Employees believe animal sacrifices being performed as act of religious expression

By Constance Jones - Anchor

MIAMI - It's become a common occurrence at the Richard E. Gerstein Justice Building. Lawyers and employees on their way to work stumble to upon bags and cardboard boxes filled with dead animals.

"I've seen this several times before," attorney Carlos Gonzalez told Local 10 News. "I see chicken parts. I see tongues."

Those who work at the courthouse know it's typically not a case of animal cruelty, but rather an act of religious expression. Many believe it was left by a Santeria practitioner or voodooist.

"For people who are in need for a good judgment, they are going to turn to rituals that they believe hold some sort of power," Barry University assistant professor of practical theology Marc Lavallee told Local 10.

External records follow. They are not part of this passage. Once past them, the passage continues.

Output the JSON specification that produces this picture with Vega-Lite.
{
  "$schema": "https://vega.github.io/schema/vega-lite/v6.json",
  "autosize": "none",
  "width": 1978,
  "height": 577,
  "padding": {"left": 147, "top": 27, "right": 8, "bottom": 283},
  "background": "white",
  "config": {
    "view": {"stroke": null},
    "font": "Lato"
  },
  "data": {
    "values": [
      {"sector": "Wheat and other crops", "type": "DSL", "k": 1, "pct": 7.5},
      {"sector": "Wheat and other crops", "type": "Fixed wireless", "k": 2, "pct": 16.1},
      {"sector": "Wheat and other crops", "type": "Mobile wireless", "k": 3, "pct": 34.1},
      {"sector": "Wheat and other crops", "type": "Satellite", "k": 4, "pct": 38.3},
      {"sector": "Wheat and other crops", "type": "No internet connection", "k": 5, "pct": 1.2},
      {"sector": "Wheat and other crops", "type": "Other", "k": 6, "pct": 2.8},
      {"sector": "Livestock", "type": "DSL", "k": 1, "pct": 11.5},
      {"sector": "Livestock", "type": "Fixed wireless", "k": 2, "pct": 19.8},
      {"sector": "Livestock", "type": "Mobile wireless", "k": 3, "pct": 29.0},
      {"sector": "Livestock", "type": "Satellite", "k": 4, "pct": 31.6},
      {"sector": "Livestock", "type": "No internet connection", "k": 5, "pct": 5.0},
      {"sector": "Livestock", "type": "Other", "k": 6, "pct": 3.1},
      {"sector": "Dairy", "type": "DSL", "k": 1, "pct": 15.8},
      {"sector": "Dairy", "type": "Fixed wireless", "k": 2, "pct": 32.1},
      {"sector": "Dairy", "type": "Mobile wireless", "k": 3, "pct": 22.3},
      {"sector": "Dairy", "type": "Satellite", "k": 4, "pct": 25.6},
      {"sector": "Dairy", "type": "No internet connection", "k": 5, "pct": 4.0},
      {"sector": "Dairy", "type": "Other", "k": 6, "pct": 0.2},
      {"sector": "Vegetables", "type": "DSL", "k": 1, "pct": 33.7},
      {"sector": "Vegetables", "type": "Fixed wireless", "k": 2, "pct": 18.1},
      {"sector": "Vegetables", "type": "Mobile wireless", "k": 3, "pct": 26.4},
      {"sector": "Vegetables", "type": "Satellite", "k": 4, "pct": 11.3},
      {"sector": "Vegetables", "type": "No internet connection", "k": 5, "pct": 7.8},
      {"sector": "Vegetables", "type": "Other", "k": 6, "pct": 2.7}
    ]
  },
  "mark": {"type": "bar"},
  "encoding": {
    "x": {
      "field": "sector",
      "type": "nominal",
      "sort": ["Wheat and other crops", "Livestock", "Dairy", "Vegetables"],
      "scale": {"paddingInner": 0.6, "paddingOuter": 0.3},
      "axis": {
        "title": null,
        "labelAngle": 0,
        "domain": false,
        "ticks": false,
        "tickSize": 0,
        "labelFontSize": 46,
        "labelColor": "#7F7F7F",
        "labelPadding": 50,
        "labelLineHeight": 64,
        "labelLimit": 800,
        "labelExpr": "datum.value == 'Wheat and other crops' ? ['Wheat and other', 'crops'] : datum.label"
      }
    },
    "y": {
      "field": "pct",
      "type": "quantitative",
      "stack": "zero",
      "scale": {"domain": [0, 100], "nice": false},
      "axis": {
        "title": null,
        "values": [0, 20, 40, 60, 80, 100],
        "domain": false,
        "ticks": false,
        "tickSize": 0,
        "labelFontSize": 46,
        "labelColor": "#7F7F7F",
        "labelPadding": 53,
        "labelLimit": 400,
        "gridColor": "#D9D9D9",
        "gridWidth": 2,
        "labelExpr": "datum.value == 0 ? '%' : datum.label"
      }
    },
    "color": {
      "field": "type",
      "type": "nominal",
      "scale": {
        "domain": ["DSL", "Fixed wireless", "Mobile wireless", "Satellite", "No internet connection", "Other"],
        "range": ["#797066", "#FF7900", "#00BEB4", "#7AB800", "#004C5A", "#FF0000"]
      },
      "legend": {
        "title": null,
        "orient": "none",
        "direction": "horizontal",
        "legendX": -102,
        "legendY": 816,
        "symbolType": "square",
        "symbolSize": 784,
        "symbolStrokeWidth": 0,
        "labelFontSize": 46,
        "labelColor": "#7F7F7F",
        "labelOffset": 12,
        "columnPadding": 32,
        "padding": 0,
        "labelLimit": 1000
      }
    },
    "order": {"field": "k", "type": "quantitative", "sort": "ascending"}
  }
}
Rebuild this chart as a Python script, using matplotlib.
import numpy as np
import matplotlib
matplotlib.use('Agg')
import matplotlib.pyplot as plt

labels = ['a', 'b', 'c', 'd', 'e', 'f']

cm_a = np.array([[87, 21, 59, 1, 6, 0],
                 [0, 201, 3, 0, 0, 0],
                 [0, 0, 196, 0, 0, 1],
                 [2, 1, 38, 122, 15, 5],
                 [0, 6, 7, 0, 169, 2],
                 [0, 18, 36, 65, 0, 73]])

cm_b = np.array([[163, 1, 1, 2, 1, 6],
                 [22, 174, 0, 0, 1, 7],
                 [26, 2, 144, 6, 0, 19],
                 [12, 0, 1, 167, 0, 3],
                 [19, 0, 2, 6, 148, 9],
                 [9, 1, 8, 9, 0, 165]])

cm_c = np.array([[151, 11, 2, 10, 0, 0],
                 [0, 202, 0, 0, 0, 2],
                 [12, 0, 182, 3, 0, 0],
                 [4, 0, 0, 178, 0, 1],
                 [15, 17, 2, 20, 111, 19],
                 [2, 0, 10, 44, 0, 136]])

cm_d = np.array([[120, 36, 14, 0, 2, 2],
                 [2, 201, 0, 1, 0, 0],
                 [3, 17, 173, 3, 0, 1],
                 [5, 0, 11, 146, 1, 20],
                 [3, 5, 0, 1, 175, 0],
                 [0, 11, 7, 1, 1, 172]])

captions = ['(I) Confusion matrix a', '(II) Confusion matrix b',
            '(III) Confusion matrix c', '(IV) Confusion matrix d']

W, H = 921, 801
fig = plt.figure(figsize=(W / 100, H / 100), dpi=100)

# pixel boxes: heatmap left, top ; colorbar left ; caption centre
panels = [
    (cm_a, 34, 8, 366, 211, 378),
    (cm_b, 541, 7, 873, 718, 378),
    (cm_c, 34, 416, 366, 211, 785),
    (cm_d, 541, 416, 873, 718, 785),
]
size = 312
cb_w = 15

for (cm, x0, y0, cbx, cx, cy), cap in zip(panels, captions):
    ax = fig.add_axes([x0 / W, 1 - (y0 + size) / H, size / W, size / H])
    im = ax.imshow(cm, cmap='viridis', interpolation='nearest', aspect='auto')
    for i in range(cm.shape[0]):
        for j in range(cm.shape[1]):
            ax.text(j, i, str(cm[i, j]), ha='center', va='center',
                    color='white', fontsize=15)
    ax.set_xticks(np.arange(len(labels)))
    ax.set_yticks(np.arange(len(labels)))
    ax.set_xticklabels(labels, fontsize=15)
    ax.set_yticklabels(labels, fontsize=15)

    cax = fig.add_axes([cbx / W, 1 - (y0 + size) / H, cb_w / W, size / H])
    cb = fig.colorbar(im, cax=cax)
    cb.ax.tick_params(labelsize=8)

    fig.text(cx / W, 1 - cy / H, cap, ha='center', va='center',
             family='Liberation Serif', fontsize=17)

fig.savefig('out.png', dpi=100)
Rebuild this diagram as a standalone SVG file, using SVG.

Lavalle said those leaving animal parts at the courthouse is really just a mark of popular religious practice.

Voodoo priestess Amelia Ingrid Llerria said those who are seeking favor with certain spirits might use animal offerings. She actually performs these ceremonies, but only after she gets a permit from the city of Miami. 

"What we may call animal sacrifice -- killing goats, it is so horrible to everyone," she said. "Then again, if I go to a slaughter house, I can see thousand being slaughter. Is it good or bad? Depends on the society."

Llerria said negative stereotypes have created a dark cloud over her religion. She is working to redefine the public's opinion on voodoo.

Sacrificial animal offerings were challenged by animal advocates in 1993, but the United States Supreme Court ruled animal sacrifices are legal for religious purposes.